Currency translation is an important part of the global commerce landscape. How money from one country is valued in another informs many different business decisions, from the timing of imports and exports to the locations of overseas offices. Exchange rates fluctuate constantly. Daily changes are usually minimal, but depending on how much money is at stake, even the smallest change can have a significant impact on a company’s bottom line. Accurate and uniform foreign currency translation practices are accordingly very important.
Most national governments — and some local governments, as well — require companies within their borders to make routine disclosures and public statements valuing their assets. Reporting rules usually apply to any company with a presence, no matter where the company is headquartered.
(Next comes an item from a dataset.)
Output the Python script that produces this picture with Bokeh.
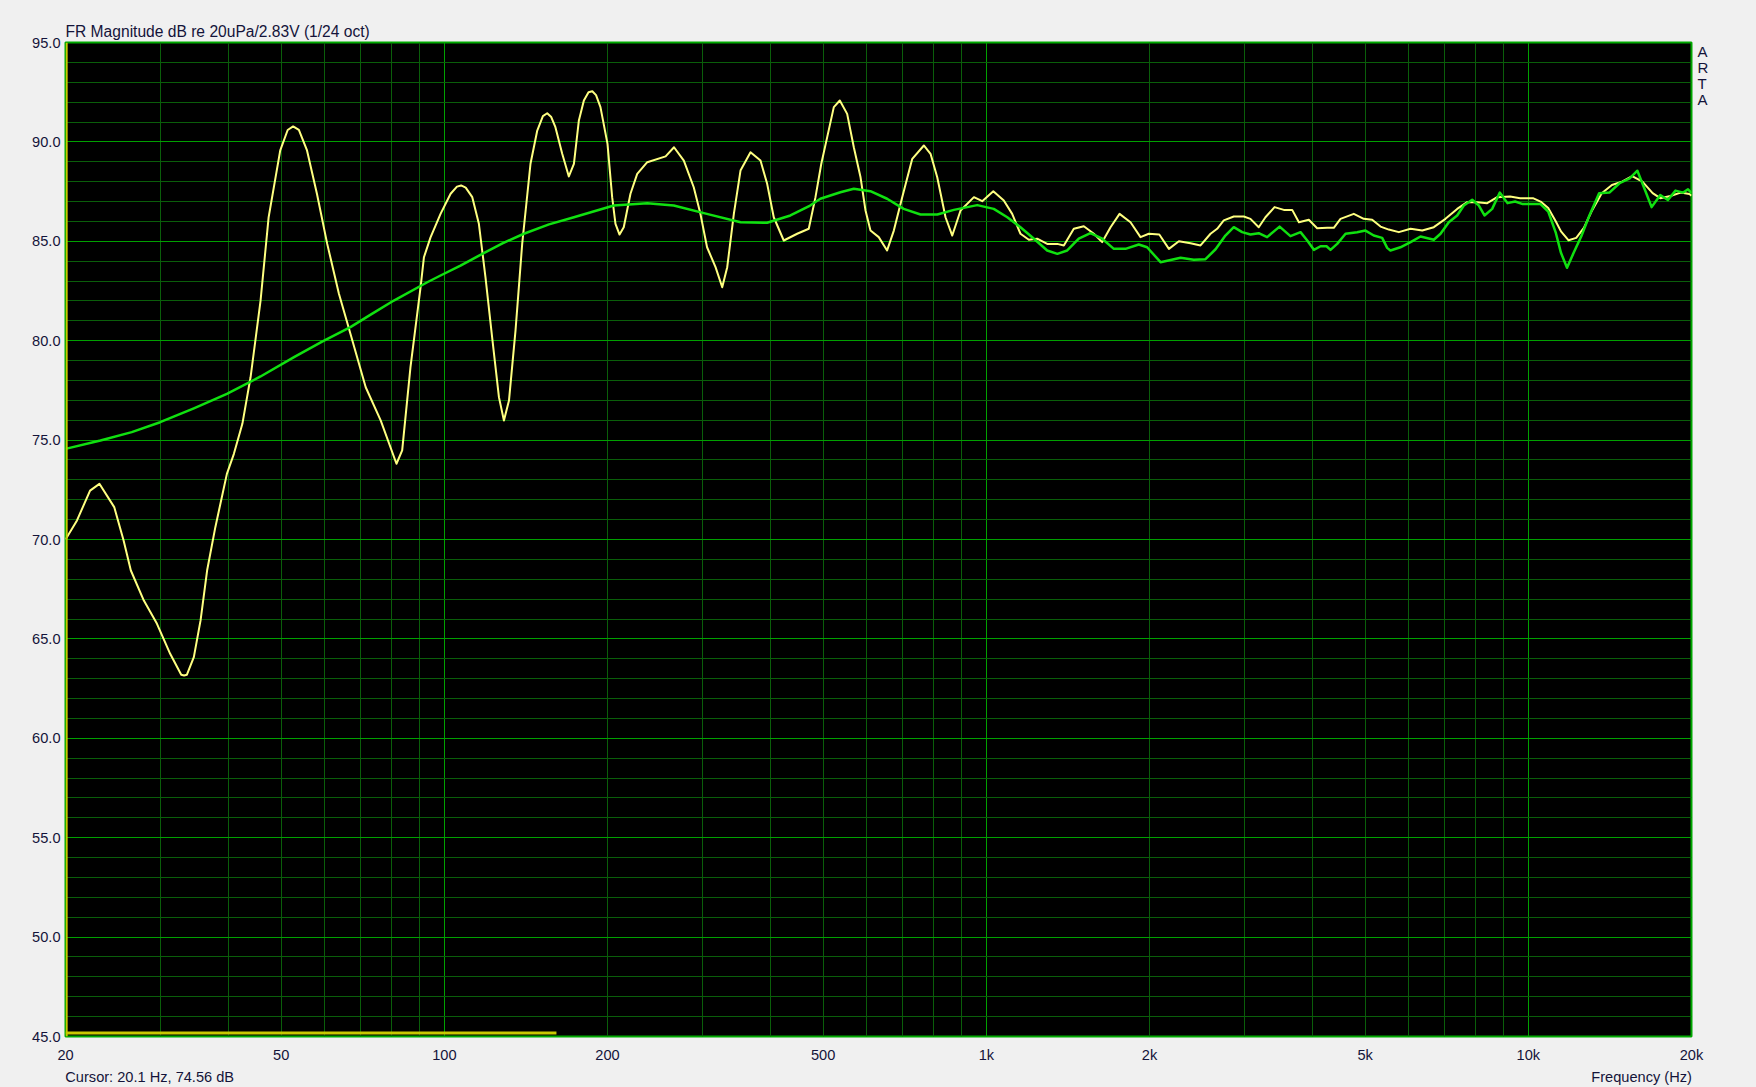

Companies that transact a lot of business abroad, as well as companies that are owned by foreign entities, must usually engage in quite a lot of foreign currency translation in order to submit financial statements that reflect all earnings and losses in but a single currency.
Businesses must almost always report foreign financial transactions in the local currency. This usually involves translation of foreign financial statements and foreign currency accounts as well as translation of overall corporate value. Disclosures must usually be made in the form of a consolidated financial statement, which is a single statement that lists all of the company’s transactions.
Foreign currency translations in the corporate context typically involve the identification of three distinct currencies. Accountants performing currency translations usually start by isolating the “currency of the books and records,” which is the currency that the parent company uses to conduct its everyday business. The second relevant currency is the “functional currency,” which is the primary currency of the foreign transactions. Finally, the “reporting currency” is the currency that must be used in the consolidated financial statement. The reporting currency is often the same as either the currency of the books and records or the functional currency, but not always.
The specific rules governing how foreign currency translation must be conducted are usually a matter of national law. Laws usually stipulate the calendar date that companies must use to determine the relevant exchange rate, for instance, and set out specific rules to be followed in compiling consolidated financial statements. Rules for reporting currency fluctuations and deviations are also frequently included.